Love shooting Barnes for hunting. Last 2 elk and moose have been Barnes 225s and 200s out of my 35 Whelen and 35 Sambar. Yet to recover one. Last Fall’s elk was taken with a 200gr TTSX out of my Sambar with a front on shot. Bullet penetrated the anterior chest through the left ventricle, deflected along the way and exited out the side of the animal. Bull never went 10 yards.

I love these bullets in the medium bores as the diameter is already pretty good being .358. I also know that they will NEVER explode on heavy bone if I miss my shot placement.

That said I usually take my deer with my 257 Wetherby and use ballistic tips through the boiler room. Never recovered these bullets either but there is so much energy transferred that the animals drop like stones.

Love Barnes for bigger critters, for sure, and I find I can work up accurate loads a bit better than with accubonds (sample size of me, lol).

Either way you go, any of the premium Bullets mentioned in the 11 pages will do the job if you do.

Hell, I only see 2 pages.
 
I’m a fan of the Barnes X, especially in the 6.5 Swede. I’ve killed everything I’ve shot and only recovered one bullet. It travelled through 48” of deer and came out perfect under the offside hide.
 
Shoot enough bullets into enough animals and you will see some strange stuff.

I have recovered a handfull of TSX/TTSX, and a couple of them were failures to expand. Had one 168 TSX from a 300 Ultra at maybe 60
yards get stopped by 14” or so of backstrap on an elk on a straight away shot as it ran down a very steep hill towards the river after taking the first TSX square through both shoulders at 30 yards. I FULLY expected the second one to wnter in front of the hips and exit the brisket. No bone encountered, just meat. I have also recovered quite a few perfectly expanded ones under the hide on rear hips after frontal quartering shots.

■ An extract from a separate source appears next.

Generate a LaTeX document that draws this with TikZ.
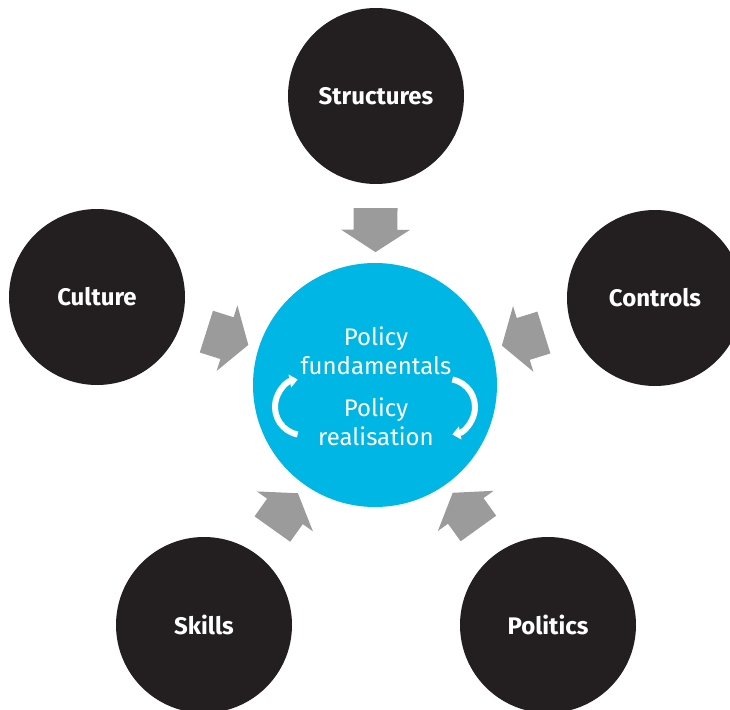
\documentclass[tikz,border=0pt]{standalone}
\usepackage{fontspec}
\setmainfont{Fira Sans}
\usetikzlibrary{shapes.arrows,calc,arrows.meta}
\definecolor{policyblue}{RGB}{0,182,228}
\definecolor{darkdisc}{RGB}{35,31,32}
\definecolor{arrowgrey}{RGB}{155,155,155}
\tikzset{
	disc/.style={circle,fill=darkdisc,minimum size=88pt,inner sep=0pt,text=white,font=\bfseries\fontsize{12}{14}\selectfont},
	push/.style={single arrow,fill=arrowgrey,minimum height=22pt,minimum width=34pt,single arrow head extend=6.25pt,single arrow tip angle=114,inner xsep=0pt,inner ysep=10.75pt,sloped,allow upside down},
	cycle/.style={white,line width=3pt,-{Triangle[length=4pt,width=6.5pt]}},
	inner/.style={text=white,align=center,font=\fontsize{12}{14.5}\selectfont}
}

\begin{document}
\begin{tikzpicture}[x=0.5pt,y=0.5pt]
	\useasboundingbox (0,0) rectangle (730,709);
	\node[circle,fill=policyblue,minimum size=122pt,inner sep=0pt] (centre) at (375,324) {};
	\foreach \nm/\x/\y/\txt in {structures/376/613/Structures,culture/97/412/Culture,controls/655/411/Controls,skills/204/84/Skills,politics/548/84/Politics}{
		\node[disc] (\nm) at (\x,\y) {\txt};
		\path (\nm) -- ($(centre)!81pt!(\nm)$) node[push,pos=1] (\nm-arrow) {};
	}
	%inside the blue circle
	\node[inner] (fund) at (376,358) {Policy\\fundamentals};
	\node[inner] (real) at (376,287) {Policy\\realisation};
	\draw[cycle] (303,302) ++(259:14pt) arc[start angle=259,end angle=101,radius=14pt];
	\draw[cycle] (447,302) ++(79:14pt) arc[start angle=79,end angle=-79,radius=14pt];
\end{tikzpicture}
\end{document}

This years bull moose was shot with a 280AI and 150 TTSX and was about 150 yards and quartering away and the bullet hit on the point of the near shoulder and exited in front of the offside shoulder. The exit hole was smaller than the diameter of a pencil. Zero blood trail, but the bull only made it maybe 15 metres and he was already trotting when the bullet hit him as he entered the bush. The hole in the shoulder when I lifted the front quarter off was at least 1.5” in diameter, and I could see through it. Fairly safe to
say it expanded, regardless of what the exit hole in the hide looked like....
 
Guys talk about a bullet expanding like they just won the lottery.

If you want to kill something fast use a fast bullet that fragments somewhere between 1/2 and completely and blow a wound channel the size and shape of a foot- ball. You might be able to look through the entrance hole and see the sky, but it likely won’t matter much. Bang flops are the norm.

A little more range, a little lower velocity, and/or a harder bullet and you get a wound channel the size of your wrist. Thats quite a bit better than nothing, but you are going to learn how to track. Thats pretty much the best a mono is going to do. It has a very real use on thick skinned game that solids are at least arguably in the running.

Next step is a bullet that expands and makes a hole more or less the size of the expanded bullet. Seriously the guy who talks about
his bullet expanding should finish his sentence with “ and I guess thats better than nothing but I’ll strive to do better than that in the future.” Either that or repeat “Definitely expanded, sure it expanded “ over and over like Rain Man. If the best thing you can say is the bullet expanded, the show has been over for awhile.
 
It’s hard to argue with your experience and track record but is football size holes really the new goal post and wrist size holes considered poor performance?